» **The exercise**
Write out the entire listing below exactly as it appears, minus any pictures.

——————————

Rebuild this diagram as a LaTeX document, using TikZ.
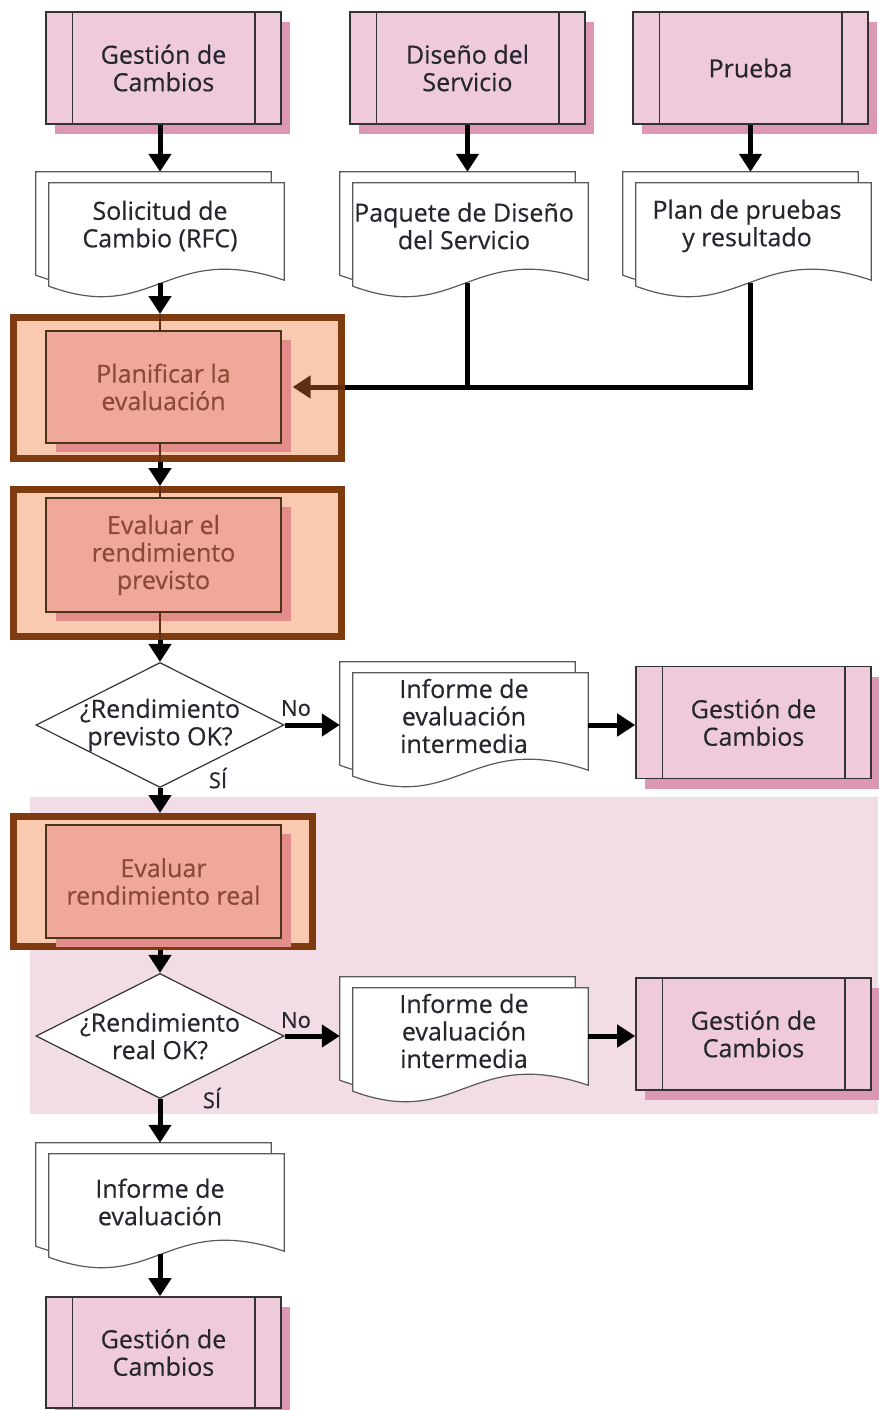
\documentclass[tikz,border=0pt]{standalone}
\usepackage{fontspec}
\setmainfont{Open Sans}[FakeBold=0.4]
\usetikzlibrary{arrows.meta,shapes.geometric,shadows,calc}

\definecolor{procfill}{HTML}{EFCADB}
\definecolor{procshadow}{HTML}{DB97B3}
\definecolor{bandpink}{HTML}{F2DCE6}
\definecolor{framefill}{HTML}{F9C9B0}
\definecolor{framebrown}{HTML}{7E3B10}
\definecolor{actfill}{HTML}{EFA899}
\definecolor{actshadow}{HTML}{E28C8C}
\definecolor{acttext}{HTML}{8A4A35}
\definecolor{ink}{HTML}{26262F}
\definecolor{stubbrown}{HTML}{5E2E14}

\tikzset{
  txt/.style={font=\fontsize{25}{27.5}\selectfont, text=ink, align=center},
  proc/.style={draw=black!80, line width=1.6pt, fill=procfill,
    minimum width=235pt, minimum height=112pt, inner sep=0pt, txt,
    general shadow={fill=procshadow, shadow xshift=9pt, shadow yshift=-10pt}},
  barline/.style={draw=black!80, line width=1.4pt},
  frame/.style={draw=framebrown, line width=7pt, fill=framefill, inner sep=0pt},
  act/.style={draw=black!60!brown, line width=1.3pt, fill=actfill,
    minimum width=235pt, inner sep=0pt, txt, text=acttext,
    general shadow={fill=actshadow, shadow xshift=10pt, shadow yshift=-9pt}},
  docbox/.style={minimum width=248pt, minimum height=108pt, inner sep=0pt},
  docline/.style={draw=black!65, line width=1.2pt, fill=white},
  dia/.style={diamond, draw=black!80, line width=1.2pt, fill=white,
    minimum width=248pt, minimum height=125pt, inner sep=0pt},
  flow/.style={line width=5pt, -{Triangle[width=22pt,length=18pt]}},
  flowplain/.style={line width=5pt},
  fbarrow/.style={draw=stubbrown, line width=5pt,
    -{Triangle[width=22pt,length=18pt]}},
  stub/.style={draw=stubbrown, line width=2.5pt},
  lbl/.style={font=\fontsize{22}{24}\selectfont, text=ink, inner sep=0pt}
}

% two stacked sheets of a document symbol, drawn inside the named node
\newcommand{\docsheets}[1]{%
  \draw[docline] let \p1=(#1.north west), \p2=(#1.south east) in
    (\x1,\y1) -- (\x2-13pt,\y1) -- (\x2-13pt,\y2+11pt)
    .. controls (\x1+117.5pt,\y2+51pt) and (\x1+105.75pt,\y2-34pt) ..
    (\x1,\y2+5pt) -- cycle;
  \draw[docline] let \p1=(#1.north west), \p2=(#1.south east) in
    (\x1+13pt,\y1-11pt) -- (\x2,\y1-11pt) -- (\x2,\y2)
    .. controls (\x1+130.5pt,\y2+40pt) and (\x1+118.75pt,\y2-45pt) ..
    (\x1+13pt,\y2-6pt) -- cycle;
  \coordinate (#1-out) at ([yshift=-3pt]#1.south);}

% side bars of a predefined-process box
\newcommand{\procbars}[1]{%
  \draw[barline] ([xshift=27pt]#1.north west) -- ([xshift=27pt]#1.south west)
    ([xshift=-27pt]#1.north east) -- ([xshift=-27pt]#1.south east);}

\begin{document}
\begin{tikzpicture}[x=1pt,y=-1pt]
\useasboundingbox (0,0) rectangle (878,1410);

% shaded band behind the actual-performance stage
\fill[bandpink] (30,797) rectangle (878,1114);

% top row: source processes
\node[proc] (b1) at (163.5,68) {Gestión de\\Cambios};
\node[proc] (b2) at (467.5,68) {Diseño del\\Servicio};
\node[proc] (b3) at (750.5,68) {Prueba};
\procbars{b1}\procbars{b2}\procbars{b3}

% input documents
\node[docbox] (d1) at (160,226) {};
\node[docbox] (d2) at (464,226) {};
\node[docbox] (d3) at (747,226) {};
\docsheets{d1}\docsheets{d2}\docsheets{d3}
\node[txt] (d1t) at (d1) {Solicitud de\\Cambio (RFC)};
\node[txt] (d2t) at (d2) {Paquete de Diseño\\del Servicio};
\node[txt] (d3t) at (d3) {Plan de pruebas\\y resultado};

% evaluation activities
\node[frame, minimum width=328pt, minimum height=141pt] (f1) at (177.5,388) {};
\node[act, minimum height=112pt] (p1) at (163.5,387) {Planificar la\\evaluación};
\node[frame, minimum width=328pt, minimum height=147pt] (f2) at (177.5,563) {};
\node[act, minimum height=114pt] (p2) at (163.5,555) {Evaluar el\\rendimiento\\previsto};

% first decision
\node[dia] (q1) at (160,725) {};
\node[txt] (q1t) at (q1) {¿Rendimiento\\previsto OK?};
\node[docbox] (d4) at (464,716) {};
\docsheets{d4}
\node[txt] (d4t) at (d4) {Informe de\\evaluación\\intermedia};
\node[proc] (b4) at (753.5,722.5) {Gestión de\\Cambios};
\procbars{b4}

% actual performance stage
\node[frame, minimum width=299pt, minimum height=130pt] (f3) at (163,881.5) {};
\node[act, minimum height=113pt] (p3) at (163.5,881.5) {Evaluar\\rendimiento real};
\node[dia] (q2) at (160,1036) {};
\node[txt] (q2t) at (q2) {¿Rendimiento\\real OK?};
\node[docbox] (d5) at (464,1031) {};
\docsheets{d5}
\node[txt] (d5t) at (d5) {Informe de\\evaluación\\intermedia};
\node[proc] (b5) at (753.5,1034) {Gestión de\\Cambios};
\procbars{b5}

% final report
\node[docbox] (d6) at (160,1197) {};
\docsheets{d6}
\node[txt] (d6t) at ([yshift=-5pt]d6.center) {Informe de\\evaluación};
\node[proc, minimum height=111pt] (b6) at (163.5,1352.5) {Gestión de\\Cambios};
\procbars{b6}

% connectors
\draw[flow] (b1.south -| d1.north) -- (d1.north);
\draw[flow] (b2.south) -- (b2.south |- d2.north);
\draw[flow] (b3.south) -- (b3.south |- d3.north);

\draw[flow] (d1-out) -- (d1-out |- f1.north);
\draw[stub] (f1.north -| d1.south) -- (p1.north -| d1.south);
\draw[flowplain] (d2-out -| b2.south) -- (b2.south |- p1.east);
\draw[flowplain] (d3-out -| b3.south) |- (f1.east |- p1.east);
\draw[fbarrow] (f1.east |- p1.east) -- ([xshift=11pt]p1.east);

\draw[stub] (p1.south -| d1.south) -- (f1.south -| d1.south);
\draw[flow] (f1.south -| d1.south) -- (f2.north -| d1.south);
\draw[stub] (f2.north -| d1.south) -- (p2.north -| d1.south);
\draw[stub] (p2.south -| q1.north) -- (f2.south -| q1.north);
\draw[flow] (f2.south -| q1.north) -- (q1.north);

\draw[flow] (q1.east) -- (q1.east -| d4.west);
\draw[flow] (q1.east -| d4.east) -- (q1.east -| b4.west);
\node[lbl] (no1) at (296,708) {No};
\node[lbl] (si1) at (218,778) {SÍ};
\draw[flow] (q1.south) -- (q1.south |- f3.north);

\draw[flow] (f3.south -| q2.north) -- (q2.north);
\draw[flow] (q2.east) -- (q2.east -| d5.west);
\draw[flow] (q2.east -| d5.east) -- (q2.east -| b5.west);
\node[lbl] (no2) at (296,1020) {No};
\node[lbl] (si2) at (212,1098) {SÍ};

\draw[flow] (q2.south) -- (q2.south |- d6.north);
\draw[flow] (d6-out) -- (d6-out |- b6.north);
\end{tikzpicture}
\end{document}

——————————

» **Exercise solution**
Rebuild this diagram as a LaTeX document, using TikZ.
\documentclass[tikz,border=0pt]{standalone}
\usepackage{fontspec}
\setmainfont{Open Sans}[FakeBold=0.4]
\usetikzlibrary{arrows.meta,shapes.geometric,shadows,calc}

\definecolor{procfill}{HTML}{EFCADB}
\definecolor{procshadow}{HTML}{DB97B3}
\definecolor{bandpink}{HTML}{F2DCE6}
\definecolor{framefill}{HTML}{F9C9B0}
\definecolor{framebrown}{HTML}{7E3B10}
\definecolor{actfill}{HTML}{EFA899}
\definecolor{actshadow}{HTML}{E28C8C}
\definecolor{acttext}{HTML}{8A4A35}
\definecolor{ink}{HTML}{26262F}
\definecolor{stubbrown}{HTML}{5E2E14}

\tikzset{
  txt/.style={font=\fontsize{25}{27.5}\selectfont, text=ink, align=center},
  proc/.style={draw=black!80, line width=1.6pt, fill=procfill,
    minimum width=235pt, minimum height=112pt, inner sep=0pt, txt,
    general shadow={fill=procshadow, shadow xshift=9pt, shadow yshift=-10pt}},
  barline/.style={draw=black!80, line width=1.4pt},
  frame/.style={draw=framebrown, line width=7pt, fill=framefill, inner sep=0pt},
  act/.style={draw=black!60!brown, line width=1.3pt, fill=actfill,
    minimum width=235pt, inner sep=0pt, txt, text=acttext,
    general shadow={fill=actshadow, shadow xshift=10pt, shadow yshift=-9pt}},
  docbox/.style={minimum width=248pt, minimum height=108pt, inner sep=0pt},
  docline/.style={draw=black!65, line width=1.2pt, fill=white},
  dia/.style={diamond, draw=black!80, line width=1.2pt, fill=white,
    minimum width=248pt, minimum height=125pt, inner sep=0pt},
  flow/.style={line width=5pt, -{Triangle[width=22pt,length=18pt]}},
  flowplain/.style={line width=5pt},
  fbarrow/.style={draw=stubbrown, line width=5pt,
    -{Triangle[width=22pt,length=18pt]}},
  stub/.style={draw=stubbrown, line width=2.5pt},
  lbl/.style={font=\fontsize{22}{24}\selectfont, text=ink, inner sep=0pt}
}

% two stacked sheets of a document symbol, drawn inside the named node
\newcommand{\docsheets}[1]{%
  \draw[docline] let \p1=(#1.north west), \p2=(#1.south east) in
    (\x1,\y1) -- (\x2-13pt,\y1) -- (\x2-13pt,\y2+11pt)
    .. controls (\x1+117.5pt,\y2+51pt) and (\x1+105.75pt,\y2-34pt) ..
    (\x1,\y2+5pt) -- cycle;
  \draw[docline] let \p1=(#1.north west), \p2=(#1.south east) in
    (\x1+13pt,\y1-11pt) -- (\x2,\y1-11pt) -- (\x2,\y2)
    .. controls (\x1+130.5pt,\y2+40pt) and (\x1+118.75pt,\y2-45pt) ..
    (\x1+13pt,\y2-6pt) -- cycle;
  \coordinate (#1-out) at ([yshift=-3pt]#1.south);}

% side bars of a predefined-process box
\newcommand{\procbars}[1]{%
  \draw[barline] ([xshift=27pt]#1.north west) -- ([xshift=27pt]#1.south west)
    ([xshift=-27pt]#1.north east) -- ([xshift=-27pt]#1.south east);}

\begin{document}
\begin{tikzpicture}[x=1pt,y=-1pt]
\useasboundingbox (0,0) rectangle (878,1410);

% shaded band behind the actual-performance stage
\fill[bandpink] (30,797) rectangle (878,1114);

% top row: source processes
\node[proc] (b1) at (163.5,68) {Gestión de\\Cambios};
\node[proc] (b2) at (467.5,68) {Diseño del\\Servicio};
\node[proc] (b3) at (750.5,68) {Prueba};
\procbars{b1}\procbars{b2}\procbars{b3}

% input documents
\node[docbox] (d1) at (160,226) {};
\node[docbox] (d2) at (464,226) {};
\node[docbox] (d3) at (747,226) {};
\docsheets{d1}\docsheets{d2}\docsheets{d3}
\node[txt] (d1t) at (d1) {Solicitud de\\Cambio (RFC)};
\node[txt] (d2t) at (d2) {Paquete de Diseño\\del Servicio};
\node[txt] (d3t) at (d3) {Plan de pruebas\\y resultado};

% evaluation activities
\node[frame, minimum width=328pt, minimum height=141pt] (f1) at (177.5,388) {};
\node[act, minimum height=112pt] (p1) at (163.5,387) {Planificar la\\evaluación};
\node[frame, minimum width=328pt, minimum height=147pt] (f2) at (177.5,563) {};
\node[act, minimum height=114pt] (p2) at (163.5,555) {Evaluar el\\rendimiento\\previsto};

% first decision
\node[dia] (q1) at (160,725) {};
\node[txt] (q1t) at (q1) {¿Rendimiento\\previsto OK?};
\node[docbox] (d4) at (464,716) {};
\docsheets{d4}
\node[txt] (d4t) at (d4) {Informe de\\evaluación\\intermedia};
\node[proc] (b4) at (753.5,722.5) {Gestión de\\Cambios};
\procbars{b4}

% actual performance stage
\node[frame, minimum width=299pt, minimum height=130pt] (f3) at (163,881.5) {};
\node[act, minimum height=113pt] (p3) at (163.5,881.5) {Evaluar\\rendimiento real};
\node[dia] (q2) at (160,1036) {};
\node[txt] (q2t) at (q2) {¿Rendimiento\\real OK?};
\node[docbox] (d5) at (464,1031) {};
\docsheets{d5}
\node[txt] (d5t) at (d5) {Informe de\\evaluación\\intermedia};
\node[proc] (b5) at (753.5,1034) {Gestión de\\Cambios};
\procbars{b5}

% final report
\node[docbox] (d6) at (160,1197) {};
\docsheets{d6}
\node[txt] (d6t) at ([yshift=-5pt]d6.center) {Informe de\\evaluación};
\node[proc, minimum height=111pt] (b6) at (163.5,1352.5) {Gestión de\\Cambios};
\procbars{b6}

% connectors
\draw[flow] (b1.south -| d1.north) -- (d1.north);
\draw[flow] (b2.south) -- (b2.south |- d2.north);
\draw[flow] (b3.south) -- (b3.south |- d3.north);

\draw[flow] (d1-out) -- (d1-out |- f1.north);
\draw[stub] (f1.north -| d1.south) -- (p1.north -| d1.south);
\draw[flowplain] (d2-out -| b2.south) -- (b2.south |- p1.east);
\draw[flowplain] (d3-out -| b3.south) |- (f1.east |- p1.east);
\draw[fbarrow] (f1.east |- p1.east) -- ([xshift=11pt]p1.east);

\draw[stub] (p1.south -| d1.south) -- (f1.south -| d1.south);
\draw[flow] (f1.south -| d1.south) -- (f2.north -| d1.south);
\draw[stub] (f2.north -| d1.south) -- (p2.north -| d1.south);
\draw[stub] (p2.south -| q1.north) -- (f2.south -| q1.north);
\draw[flow] (f2.south -| q1.north) -- (q1.north);

\draw[flow] (q1.east) -- (q1.east -| d4.west);
\draw[flow] (q1.east -| d4.east) -- (q1.east -| b4.west);
\node[lbl] (no1) at (296,708) {No};
\node[lbl] (si1) at (218,778) {SÍ};
\draw[flow] (q1.south) -- (q1.south |- f3.north);

\draw[flow] (f3.south -| q2.north) -- (q2.north);
\draw[flow] (q2.east) -- (q2.east -| d5.west);
\draw[flow] (q2.east -| d5.east) -- (q2.east -| b5.west);
\node[lbl] (no2) at (296,1020) {No};
\node[lbl] (si2) at (212,1098) {SÍ};

\draw[flow] (q2.south) -- (q2.south |- d6.north);
\draw[flow] (d6-out) -- (d6-out |- b6.north);
\end{tikzpicture}
\end{document}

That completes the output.